#### [Set problem]
Could you write out every record below exactly, leaving out any pictures?

◇ ◇ ◇

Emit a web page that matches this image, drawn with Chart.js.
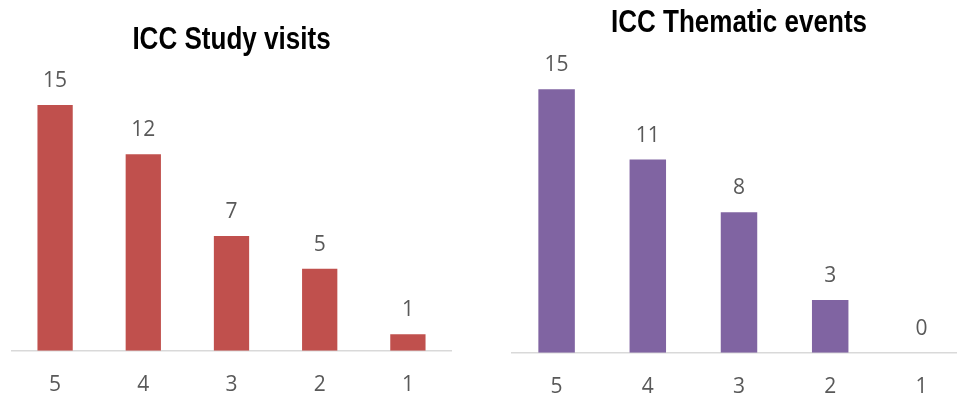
<!DOCTYPE html>
<html>
<head>
<meta charset="utf-8">
<script src="https://cdn.jsdelivr.net/npm/chart.js@4"></script>
<style>
  html, body { margin: 0; padding: 0; background: #fff; overflow: hidden; width: 957px; height: 396px; }
  .box { position: absolute; top: 0; height: 396px; }
  #visitsBox { left: 11px; width: 441px; }
  #eventsBox { left: 511px; width: 456px; }
</style>
</head>
<body>
<div class="box" id="visitsBox"><canvas id="visits"></canvas></div>
<div class="box" id="eventsBox"><canvas id="events"></canvas></div>
<script>
// Rating categories (shown left to right) and counts per category
const categories = ['5', '4', '3', '2', '1'];
const studyVisits = [15, 12, 7, 5, 1];
const thematicEvents = [15, 11, 8, 3, 0];
const chartTitles = ['ICC Study visits', 'ICC Thematic events'];

const LABEL_COLOR = '#595959';
const LABEL_FONT = { family: '"Open Sans", "Noto Sans", sans-serif', size: 21 };

// Writes each bar's value just above it
const valueLabels = {
  id: 'valueLabels',
  afterDatasetsDraw(chart) {
    const { ctx } = chart;
    const ds = chart.data.datasets[0];
    const meta = chart.getDatasetMeta(0);
    ctx.save();
    ctx.font = `${LABEL_FONT.size}px ${LABEL_FONT.family}`;
    ctx.fillStyle = LABEL_COLOR;
    ctx.textAlign = 'center';
    ctx.textBaseline = 'middle';
    meta.data.forEach((bar, i) => {
      ctx.fillText(String(ds.data[i]), bar.x, bar.y - 24);
    });
    ctx.restore();
  }
};

// Bold condensed heading centred over the plot area
const narrowTitle = {
  id: 'narrowTitle',
  afterDraw(chart, args, opts) {
    const { ctx, chartArea } = chart;
    const cx = (chartArea.left + chartArea.right) / 2;
    ctx.save();
    ctx.font = 'bold 31px "Liberation Sans", Arial, sans-serif';
    ctx.fillStyle = '#000';
    ctx.textAlign = 'center';
    ctx.textBaseline = 'alphabetic';
    ctx.translate(cx, opts.baseline);
    ctx.scale(0.84, 1);
    ctx.fillText(opts.text, 0, 0);
    ctx.restore();
  }
};

function makeChart(id, title, values, color, topPad, titleBaseline, axisHeight) {
  return new Chart(document.getElementById(id), {
    type: 'bar',
    data: {
      labels: categories,
      datasets: [{
        data: values,
        backgroundColor: color,
        categoryPercentage: 1,
        barPercentage: 0.4
      }]
    },
    options: {
      responsive: true,
      maintainAspectRatio: false,
      animation: false,
      layout: { padding: { top: topPad, left: 0, right: 0, bottom: 0 } },
      plugins: {
        legend: { display: false },
        tooltip: { enabled: false },
        title: { display: false },
        narrowTitle: { text: title, baseline: titleBaseline }
      },
      scales: {
        x: {
          grid: { display: false, drawTicks: false },
          border: { display: true, color: '#d9d9d9', width: 1.5 },
          ticks: { color: LABEL_COLOR, font: LABEL_FONT, padding: 22 },
          afterFit(scale) { scale.height = axisHeight; }
        },
        y: {
          display: false,
          min: 0,
          max: 18
        }
      }
    },
    plugins: [valueLabels, narrowTitle]
  });
}

makeChart('visits', chartTitles[0], studyVisits, '#C0504D', 56, 49.3, 45.3);
makeChart('events', chartTitles[1], thematicEvents, '#8064A2', 36.6, 32.3, 43.3);
</script>
</body>
</html>
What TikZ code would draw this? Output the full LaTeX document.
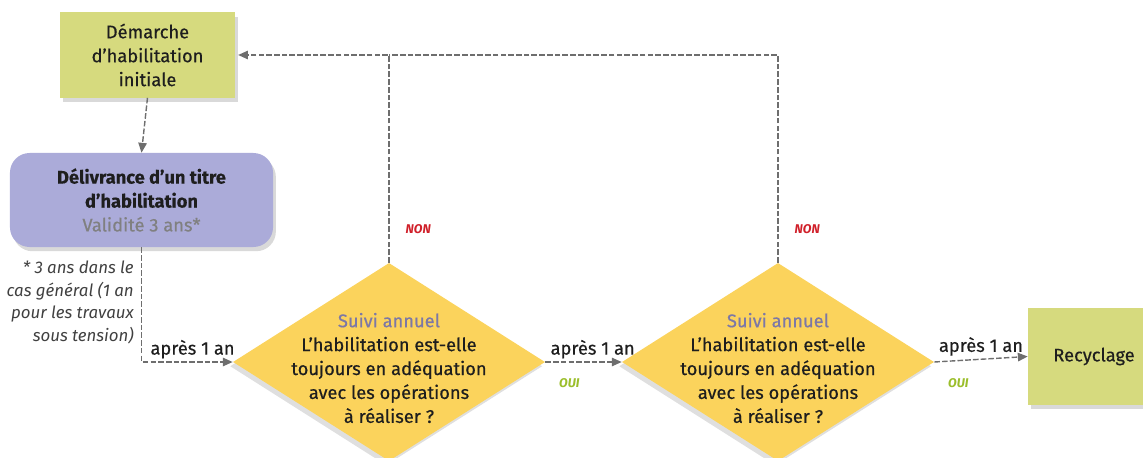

◇ ◇ ◇

#### [Exercise solution]
Emit a web page that matches this image, drawn with Chart.js.
<!DOCTYPE html>
<html>
<head>
<meta charset="utf-8">
<script src="https://cdn.jsdelivr.net/npm/chart.js@4"></script>
<style>
  html, body { margin: 0; padding: 0; background: #fff; overflow: hidden; width: 957px; height: 396px; }
  .box { position: absolute; top: 0; height: 396px; }
  #visitsBox { left: 11px; width: 441px; }
  #eventsBox { left: 511px; width: 456px; }
</style>
</head>
<body>
<div class="box" id="visitsBox"><canvas id="visits"></canvas></div>
<div class="box" id="eventsBox"><canvas id="events"></canvas></div>
<script>
// Rating categories (shown left to right) and counts per category
const categories = ['5', '4', '3', '2', '1'];
const studyVisits = [15, 12, 7, 5, 1];
const thematicEvents = [15, 11, 8, 3, 0];
const chartTitles = ['ICC Study visits', 'ICC Thematic events'];

const LABEL_COLOR = '#595959';
const LABEL_FONT = { family: '"Open Sans", "Noto Sans", sans-serif', size: 21 };

// Writes each bar's value just above it
const valueLabels = {
  id: 'valueLabels',
  afterDatasetsDraw(chart) {
    const { ctx } = chart;
    const ds = chart.data.datasets[0];
    const meta = chart.getDatasetMeta(0);
    ctx.save();
    ctx.font = `${LABEL_FONT.size}px ${LABEL_FONT.family}`;
    ctx.fillStyle = LABEL_COLOR;
    ctx.textAlign = 'center';
    ctx.textBaseline = 'middle';
    meta.data.forEach((bar, i) => {
      ctx.fillText(String(ds.data[i]), bar.x, bar.y - 24);
    });
    ctx.restore();
  }
};

// Bold condensed heading centred over the plot area
const narrowTitle = {
  id: 'narrowTitle',
  afterDraw(chart, args, opts) {
    const { ctx, chartArea } = chart;
    const cx = (chartArea.left + chartArea.right) / 2;
    ctx.save();
    ctx.font = 'bold 31px "Liberation Sans", Arial, sans-serif';
    ctx.fillStyle = '#000';
    ctx.textAlign = 'center';
    ctx.textBaseline = 'alphabetic';
    ctx.translate(cx, opts.baseline);
    ctx.scale(0.84, 1);
    ctx.fillText(opts.text, 0, 0);
    ctx.restore();
  }
};

function makeChart(id, title, values, color, topPad, titleBaseline, axisHeight) {
  return new Chart(document.getElementById(id), {
    type: 'bar',
    data: {
      labels: categories,
      datasets: [{
        data: values,
        backgroundColor: color,
        categoryPercentage: 1,
        barPercentage: 0.4
      }]
    },
    options: {
      responsive: true,
      maintainAspectRatio: false,
      animation: false,
      layout: { padding: { top: topPad, left: 0, right: 0, bottom: 0 } },
      plugins: {
        legend: { display: false },
        tooltip: { enabled: false },
        title: { display: false },
        narrowTitle: { text: title, baseline: titleBaseline }
      },
      scales: {
        x: {
          grid: { display: false, drawTicks: false },
          border: { display: true, color: '#d9d9d9', width: 1.5 },
          ticks: { color: LABEL_COLOR, font: LABEL_FONT, padding: 22 },
          afterFit(scale) { scale.height = axisHeight; }
        },
        y: {
          display: false,
          min: 0,
          max: 18
        }
      }
    },
    plugins: [valueLabels, narrowTitle]
  });
}

makeChart('visits', chartTitles[0], studyVisits, '#C0504D', 56, 49.3, 45.3);
makeChart('events', chartTitles[1], thematicEvents, '#8064A2', 36.6, 32.3, 43.3);
</script>
</body>
</html>
What TikZ code would draw this? Output the full LaTeX document.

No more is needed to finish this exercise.